▸ What is asked
Reproduce every line of the material below, but drop the pictures.
*** Data extract
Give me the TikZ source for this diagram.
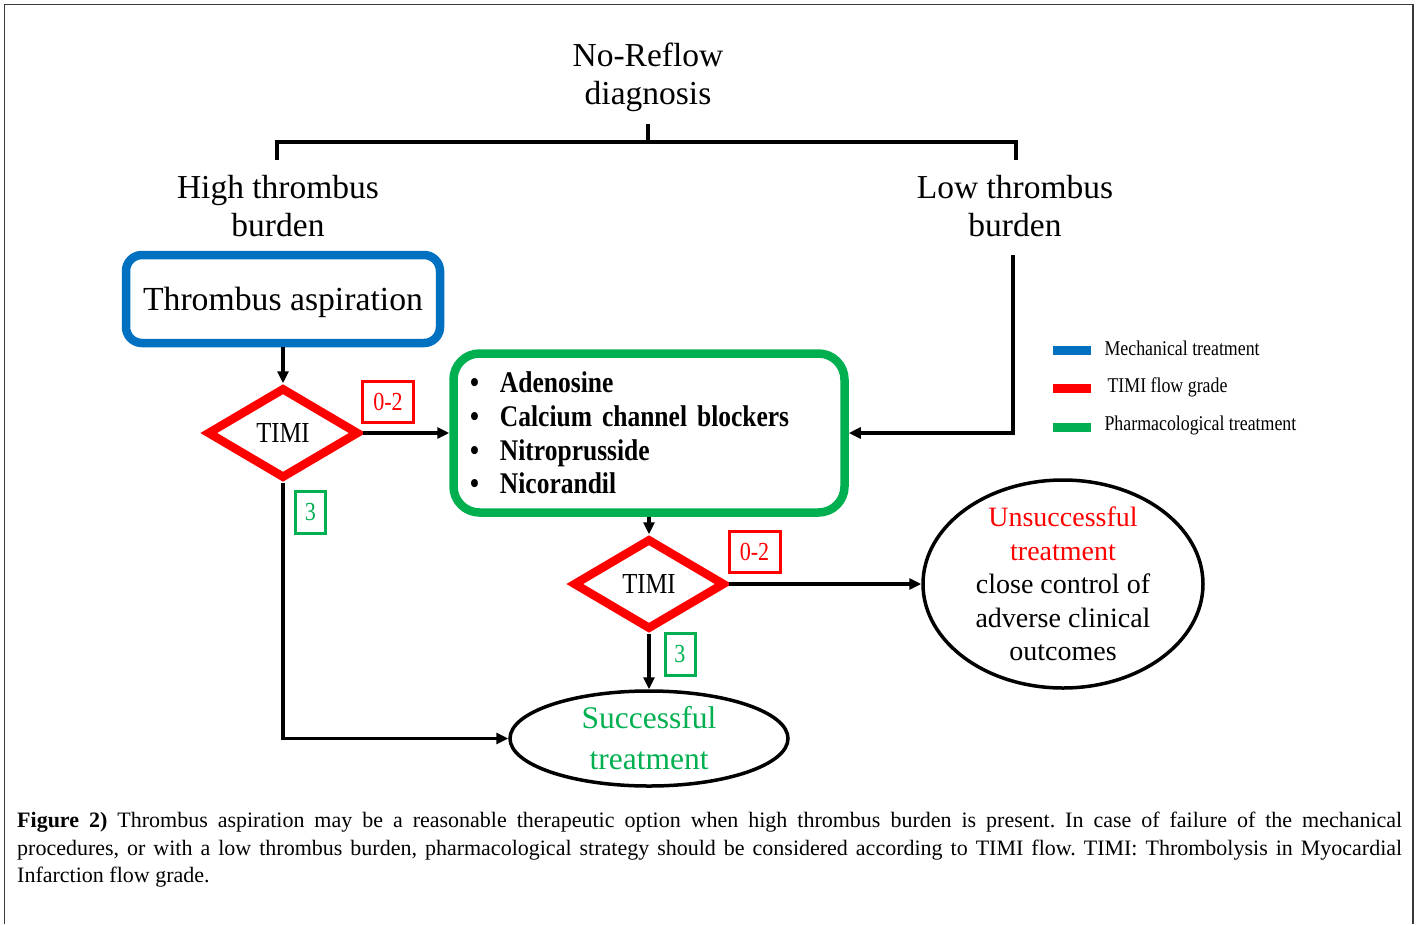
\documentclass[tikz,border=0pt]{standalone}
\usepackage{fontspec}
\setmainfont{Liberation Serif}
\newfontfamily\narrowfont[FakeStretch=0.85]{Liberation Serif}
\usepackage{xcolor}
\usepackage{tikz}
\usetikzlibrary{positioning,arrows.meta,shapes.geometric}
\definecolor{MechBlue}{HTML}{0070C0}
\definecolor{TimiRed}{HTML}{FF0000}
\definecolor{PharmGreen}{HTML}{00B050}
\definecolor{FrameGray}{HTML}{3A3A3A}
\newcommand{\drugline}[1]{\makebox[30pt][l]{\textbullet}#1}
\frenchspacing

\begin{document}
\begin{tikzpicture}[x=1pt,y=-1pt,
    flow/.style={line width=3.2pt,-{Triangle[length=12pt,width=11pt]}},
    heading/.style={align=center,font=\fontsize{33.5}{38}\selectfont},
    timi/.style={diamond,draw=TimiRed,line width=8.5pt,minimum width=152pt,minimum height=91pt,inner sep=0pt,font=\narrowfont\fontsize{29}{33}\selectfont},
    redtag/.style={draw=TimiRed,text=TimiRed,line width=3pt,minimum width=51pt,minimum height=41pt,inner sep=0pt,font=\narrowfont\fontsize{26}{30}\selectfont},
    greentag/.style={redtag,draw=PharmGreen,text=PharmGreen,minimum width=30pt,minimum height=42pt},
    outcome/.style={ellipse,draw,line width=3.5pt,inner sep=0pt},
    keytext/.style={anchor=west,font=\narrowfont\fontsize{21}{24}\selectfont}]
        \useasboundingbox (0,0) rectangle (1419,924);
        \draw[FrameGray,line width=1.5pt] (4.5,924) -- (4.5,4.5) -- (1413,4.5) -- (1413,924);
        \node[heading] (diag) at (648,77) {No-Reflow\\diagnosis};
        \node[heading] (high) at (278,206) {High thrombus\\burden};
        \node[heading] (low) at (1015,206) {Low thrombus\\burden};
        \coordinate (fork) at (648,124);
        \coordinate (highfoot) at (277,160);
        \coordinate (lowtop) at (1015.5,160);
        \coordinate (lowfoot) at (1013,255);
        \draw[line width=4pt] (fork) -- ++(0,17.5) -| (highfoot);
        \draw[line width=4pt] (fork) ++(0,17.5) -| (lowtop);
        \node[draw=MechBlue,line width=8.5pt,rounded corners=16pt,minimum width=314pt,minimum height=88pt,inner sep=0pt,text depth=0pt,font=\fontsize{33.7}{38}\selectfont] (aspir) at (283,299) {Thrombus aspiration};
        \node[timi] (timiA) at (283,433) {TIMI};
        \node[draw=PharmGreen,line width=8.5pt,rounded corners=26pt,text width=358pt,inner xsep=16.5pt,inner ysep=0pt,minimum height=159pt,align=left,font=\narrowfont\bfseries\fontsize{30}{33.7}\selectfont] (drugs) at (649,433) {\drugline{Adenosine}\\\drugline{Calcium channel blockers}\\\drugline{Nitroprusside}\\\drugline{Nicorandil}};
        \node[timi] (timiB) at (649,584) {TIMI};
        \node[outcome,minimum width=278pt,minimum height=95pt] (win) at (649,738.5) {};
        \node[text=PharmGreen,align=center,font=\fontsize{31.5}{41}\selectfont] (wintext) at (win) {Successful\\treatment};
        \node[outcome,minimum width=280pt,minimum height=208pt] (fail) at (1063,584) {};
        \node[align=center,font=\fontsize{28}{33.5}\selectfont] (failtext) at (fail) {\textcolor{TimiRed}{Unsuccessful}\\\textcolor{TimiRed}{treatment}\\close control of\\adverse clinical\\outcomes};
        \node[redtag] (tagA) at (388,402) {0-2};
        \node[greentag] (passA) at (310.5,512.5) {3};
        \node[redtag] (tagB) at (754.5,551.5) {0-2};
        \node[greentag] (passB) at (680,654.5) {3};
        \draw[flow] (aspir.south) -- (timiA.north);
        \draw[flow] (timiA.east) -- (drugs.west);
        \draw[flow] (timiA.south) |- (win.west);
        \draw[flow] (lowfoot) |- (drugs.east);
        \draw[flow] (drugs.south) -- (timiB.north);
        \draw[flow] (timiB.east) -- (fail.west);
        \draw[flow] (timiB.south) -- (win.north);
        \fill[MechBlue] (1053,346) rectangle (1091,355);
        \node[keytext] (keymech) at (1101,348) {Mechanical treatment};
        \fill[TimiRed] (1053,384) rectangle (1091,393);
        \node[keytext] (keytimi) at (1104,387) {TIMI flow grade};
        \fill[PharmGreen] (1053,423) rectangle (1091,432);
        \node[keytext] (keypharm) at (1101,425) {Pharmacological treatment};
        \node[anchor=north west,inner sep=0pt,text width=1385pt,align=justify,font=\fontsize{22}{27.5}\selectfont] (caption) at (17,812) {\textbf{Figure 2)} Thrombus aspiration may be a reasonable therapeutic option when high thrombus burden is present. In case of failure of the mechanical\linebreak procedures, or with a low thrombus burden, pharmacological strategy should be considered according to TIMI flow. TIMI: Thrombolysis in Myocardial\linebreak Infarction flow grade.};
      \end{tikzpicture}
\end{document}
******
▸ The result
Give me the TikZ source for this diagram.
\documentclass[tikz,border=0pt]{standalone}
\usepackage{fontspec}
\setmainfont{Liberation Serif}
\newfontfamily\narrowfont[FakeStretch=0.85]{Liberation Serif}
\usepackage{xcolor}
\usepackage{tikz}
\usetikzlibrary{positioning,arrows.meta,shapes.geometric}
\definecolor{MechBlue}{HTML}{0070C0}
\definecolor{TimiRed}{HTML}{FF0000}
\definecolor{PharmGreen}{HTML}{00B050}
\definecolor{FrameGray}{HTML}{3A3A3A}
\newcommand{\drugline}[1]{\makebox[30pt][l]{\textbullet}#1}
\frenchspacing

\begin{document}
\begin{tikzpicture}[x=1pt,y=-1pt,
    flow/.style={line width=3.2pt,-{Triangle[length=12pt,width=11pt]}},
    heading/.style={align=center,font=\fontsize{33.5}{38}\selectfont},
    timi/.style={diamond,draw=TimiRed,line width=8.5pt,minimum width=152pt,minimum height=91pt,inner sep=0pt,font=\narrowfont\fontsize{29}{33}\selectfont},
    redtag/.style={draw=TimiRed,text=TimiRed,line width=3pt,minimum width=51pt,minimum height=41pt,inner sep=0pt,font=\narrowfont\fontsize{26}{30}\selectfont},
    greentag/.style={redtag,draw=PharmGreen,text=PharmGreen,minimum width=30pt,minimum height=42pt},
    outcome/.style={ellipse,draw,line width=3.5pt,inner sep=0pt},
    keytext/.style={anchor=west,font=\narrowfont\fontsize{21}{24}\selectfont}]
        \useasboundingbox (0,0) rectangle (1419,924);
        \draw[FrameGray,line width=1.5pt] (4.5,924) -- (4.5,4.5) -- (1413,4.5) -- (1413,924);
        \node[heading] (diag) at (648,77) {No-Reflow\\diagnosis};
        \node[heading] (high) at (278,206) {High thrombus\\burden};
        \node[heading] (low) at (1015,206) {Low thrombus\\burden};
        \coordinate (fork) at (648,124);
        \coordinate (highfoot) at (277,160);
        \coordinate (lowtop) at (1015.5,160);
        \coordinate (lowfoot) at (1013,255);
        \draw[line width=4pt] (fork) -- ++(0,17.5) -| (highfoot);
        \draw[line width=4pt] (fork) ++(0,17.5) -| (lowtop);
        \node[draw=MechBlue,line width=8.5pt,rounded corners=16pt,minimum width=314pt,minimum height=88pt,inner sep=0pt,text depth=0pt,font=\fontsize{33.7}{38}\selectfont] (aspir) at (283,299) {Thrombus aspiration};
        \node[timi] (timiA) at (283,433) {TIMI};
        \node[draw=PharmGreen,line width=8.5pt,rounded corners=26pt,text width=358pt,inner xsep=16.5pt,inner ysep=0pt,minimum height=159pt,align=left,font=\narrowfont\bfseries\fontsize{30}{33.7}\selectfont] (drugs) at (649,433) {\drugline{Adenosine}\\\drugline{Calcium channel blockers}\\\drugline{Nitroprusside}\\\drugline{Nicorandil}};
        \node[timi] (timiB) at (649,584) {TIMI};
        \node[outcome,minimum width=278pt,minimum height=95pt] (win) at (649,738.5) {};
        \node[text=PharmGreen,align=center,font=\fontsize{31.5}{41}\selectfont] (wintext) at (win) {Successful\\treatment};
        \node[outcome,minimum width=280pt,minimum height=208pt] (fail) at (1063,584) {};
        \node[align=center,font=\fontsize{28}{33.5}\selectfont] (failtext) at (fail) {\textcolor{TimiRed}{Unsuccessful}\\\textcolor{TimiRed}{treatment}\\close control of\\adverse clinical\\outcomes};
        \node[redtag] (tagA) at (388,402) {0-2};
        \node[greentag] (passA) at (310.5,512.5) {3};
        \node[redtag] (tagB) at (754.5,551.5) {0-2};
        \node[greentag] (passB) at (680,654.5) {3};
        \draw[flow] (aspir.south) -- (timiA.north);
        \draw[flow] (timiA.east) -- (drugs.west);
        \draw[flow] (timiA.south) |- (win.west);
        \draw[flow] (lowfoot) |- (drugs.east);
        \draw[flow] (drugs.south) -- (timiB.north);
        \draw[flow] (timiB.east) -- (fail.west);
        \draw[flow] (timiB.south) -- (win.north);
        \fill[MechBlue] (1053,346) rectangle (1091,355);
        \node[keytext] (keymech) at (1101,348) {Mechanical treatment};
        \fill[TimiRed] (1053,384) rectangle (1091,393);
        \node[keytext] (keytimi) at (1104,387) {TIMI flow grade};
        \fill[PharmGreen] (1053,423) rectangle (1091,432);
        \node[keytext] (keypharm) at (1101,425) {Pharmacological treatment};
        \node[anchor=north west,inner sep=0pt,text width=1385pt,align=justify,font=\fontsize{22}{27.5}\selectfont] (caption) at (17,812) {\textbf{Figure 2)} Thrombus aspiration may be a reasonable therapeutic option when high thrombus burden is present. In case of failure of the mechanical\linebreak procedures, or with a low thrombus burden, pharmacological strategy should be considered according to TIMI flow. TIMI: Thrombolysis in Myocardial\linebreak Infarction flow grade.};
      \end{tikzpicture}
\end{document}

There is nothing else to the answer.